=== Objective ===
Find the number of lines below in which the word "React" appears, and write that number only.

=== Data shown ===

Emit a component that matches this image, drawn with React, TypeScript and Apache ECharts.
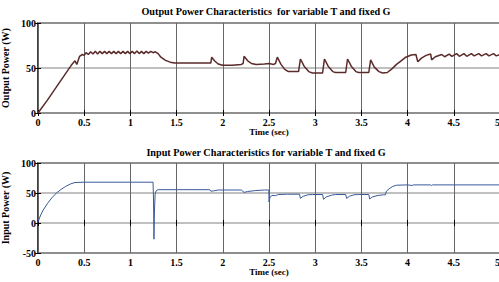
import React, { useEffect, useRef } from "react";
import * as echarts from "echarts";

const timeTicks = ["0", "0.5", "1", "1.5", "2", "2.5", "3", "3.5", "4", "4.5", "5"];

const outputTime = [
  0, 0.1, 0.2, 0.3, 0.36, 0.4, 0.42, 0.45, 0.48, 0.5,
  0.52, 0.545, 0.57, 0.595, 0.62, 0.645, 0.67, 0.695, 0.72, 0.745,
  0.77, 0.795, 0.82, 0.845, 0.87, 0.895, 0.92, 0.945, 0.97, 0.995,
  1.02, 1.045, 1.07, 1.095, 1.12, 1.145, 1.17, 1.195, 1.22, 1.245, 1.27,
  1.3, 1.33, 1.38, 1.43, 1.48, 1.6, 1.75, 1.87, 1.88, 1.91, 1.95, 2.0, 2.1, 2.2,
  2.22, 2.23, 2.27, 2.31, 2.36, 2.45, 2.5, 2.55, 2.57, 2.59, 2.63, 2.67, 2.71, 2.82,
  2.84, 2.88, 2.93, 2.97, 3.08, 3.1, 3.14, 3.19, 3.22, 3.33, 3.35, 3.39, 3.44, 3.47,
  3.58, 3.6, 3.64, 3.69, 3.73, 3.78, 3.83, 3.88, 3.93, 3.98, 4.04, 4.09, 4.11, 4.15,
  4.2, 4.25, 4.26, 4.3, 4.37, 4.4, 4.45, 4.48, 4.53, 4.56, 4.61, 4.64, 4.69, 4.72,
  4.77, 4.8, 4.85, 4.88, 4.93, 4.96, 5.0,
];
const outputPower = [
  0, 14, 29, 44, 53, 58, 54, 63, 65, 64,
  67, 65, 68, 65.5, 68.5, 65.5, 68.5, 66, 68.5, 66,
  68.5, 66, 68.5, 66, 68.5, 66, 68.5, 66, 68.5, 66,
  68.5, 66, 69, 66, 68.5, 66, 68.5, 66.5, 68.5, 67, 68,
  66, 62, 58.5, 56.5, 55.5, 55.5, 55.5, 55.5, 62, 58, 54.5, 53, 53, 54,
  55, 63, 58, 55, 54, 54.5, 55, 54, 55, 62, 54, 48.5, 46, 46,
  60, 52, 46, 44.5, 44.5, 60, 52, 46, 45, 45, 60, 52, 46, 45,
  45, 59, 51, 46, 44.5, 45, 49, 54, 58, 62, 64.5, 65, 57, 61,
  64, 65.5, 59, 62.5, 65, 62.5, 65.5, 63, 66, 63, 66, 63, 66, 63.5,
  66, 63.5, 66, 63.5, 66, 63.5, 65,
];

const inputTime = [
  0, 0.02, 0.05, 0.1, 0.15, 0.2, 0.25, 0.3, 0.35, 0.4, 0.5, 1.0, 1.245,
  1.25, 1.255, 1.26, 1.268, 1.28, 1.3, 1.5, 1.86, 1.87, 1.9, 1.95, 2.2,
  2.23, 2.27, 2.35, 2.45, 2.498, 2.5, 2.51, 2.53, 2.57, 2.6, 2.7, 2.83,
  2.84, 2.87, 2.92, 2.97, 3.08, 3.09, 3.12, 3.18, 3.22, 3.33, 3.34, 3.37,
  3.42, 3.47, 3.58, 3.59, 3.62, 3.68, 3.74, 3.76, 3.77, 3.8, 3.84, 3.88,
  4.0, 4.05, 4.06, 4.25, 4.26, 4.27, 5.0,
];
const inputPower = [
  1, 10, 20, 32, 42, 50, 56, 61, 65, 67.5, 68, 68, 68,
  40, -27, 20, 49, 54, 55.5, 55.5, 55.5, 53, 53.5, 55, 55,
  51, 52.5, 54, 55, 55, 35, 42, 46, 45.5, 47.5, 48, 48,
  41, 44.5, 47, 47.5, 47.5, 39.5, 43.5, 46.5, 47.5, 47.5, 41, 44.5,
  47, 47.5, 47.5, 40, 43.5, 46, 47, 47, 53, 57, 61, 63,
  63.5, 62.5, 63.5, 63.5, 62.5, 63.5, 63.5,
];

const FONT = "'Liberation Serif', 'Times New Roman', serif";

export default function App() {
  const ref = useRef<HTMLDivElement>(null);
  useEffect(() => {
    if (!ref.current) return;
    const chart = echarts.init(ref.current, undefined, { renderer: "svg" });
    const labelStyle = { fontFamily: FONT, fontWeight: "bold" as const, fontSize: 10, color: "#000" };
    const makeX = (gridIndex: number) => [
      {
        type: "value", gridIndex, min: 0, max: 5, interval: 0.5, position: "bottom",
        axisLine: { show: false },
        axisTick: { show: true, inside: true, length: 3, lineStyle: { color: "#000" } },
        axisLabel: { ...labelStyle, margin: 4, alignMaxLabel: "right", formatter: (v: number) => timeTicks[Math.round(v * 2)] ?? String(v) },
        splitLine: { show: true, lineStyle: { color: "#666666", width: 1 } },
        name: "Time (sec)", nameLocation: "middle", nameGap: 13,
        nameTextStyle: { fontFamily: FONT, fontWeight: "bold", fontSize: 9, color: "#000" },
      },
      {
        type: "value", gridIndex, min: 0, max: 5, interval: 0.5, position: "top",
        axisLine: { show: false },
        axisTick: { show: true, inside: true, length: 3, lineStyle: { color: "#000" } },
        axisLabel: { show: false }, splitLine: { show: false },
      },
    ];
    const makeY = (gridIndex: number, min: number, name: string) => [
      {
        type: "value", gridIndex, min, max: 100, interval: 50, position: "left",
        axisLine: { show: false },
        axisTick: { show: true, inside: true, length: 3, lineStyle: { color: "#000" } },
        axisLabel: { ...labelStyle, margin: 2 },
        splitLine: { show: true, lineStyle: { color: "#ababab", width: 1.5 } },
        name, nameLocation: "middle", nameGap: 19,
        nameTextStyle: { fontFamily: FONT, fontWeight: "bold", fontSize: 10, color: "#000" },
      },
      {
        type: "value", gridIndex, min, max: 100, interval: 50, position: "right",
        axisLine: { show: false },
        axisTick: { show: true, inside: true, length: 3, lineStyle: { color: "#000" } },
        axisLabel: { show: false }, splitLine: { show: false },
      },
    ];
    chart.setOption({
      animation: false,
      backgroundColor: "#fff",
      grid: [
        { left: 38, top: 23, width: 462, height: 90, show: true, borderColor: "#000", borderWidth: 1.5, backgroundColor: "transparent", outerBoundsMode: "none", containLabel: false },
        { left: 38, top: 163, width: 462, height: 90, show: true, borderColor: "#000", borderWidth: 1.5, backgroundColor: "transparent", outerBoundsMode: "none", containLabel: false },
      ],
      xAxis: [...makeX(0), ...makeX(1)],
      yAxis: [...makeY(0, 0, "Output Power (W)"), ...makeY(1, -50, "Input Power (W)")],
      graphic: [
        {
          type: "text", x: 266, y: 11,
          style: { text: "Output Power Characteristics  for variable T and fixed G", fontFamily: FONT, fontWeight: "bold", fontSize: 10.2, fill: "#000", textAlign: "center", textVerticalAlign: "middle" },
        },
        {
          type: "text", x: 266, y: 152,
          style: { text: "Input Power Characteristics for variable T and fixed G", fontFamily: FONT, fontWeight: "bold", fontSize: 10.2, fill: "#000", textAlign: "center", textVerticalAlign: "middle" },
        },
      ],
      series: [
        {
          type: "line", xAxisIndex: 0, yAxisIndex: 0, showSymbol: false, symbol: "none",
          lineStyle: { color: "#5b2a2a", width: 1.5 },
          data: outputTime.map((t, i) => [t, outputPower[i]]),
        },
        {
          type: "line", xAxisIndex: 2, yAxisIndex: 2, showSymbol: false, symbol: "none",
          lineStyle: { color: "#3a5a9e", width: 1 },
          data: inputTime.map((t, i) => [t, inputPower[i]]),
        },
      ],
    });
    return () => chart.dispose();
  }, []);
  return (
    <div
      ref={ref}
      style={{ position: "fixed", left: 0, top: 0, width: 502, height: 282, overflow: "hidden" }}
    />
  );
}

=== Correct response ===
2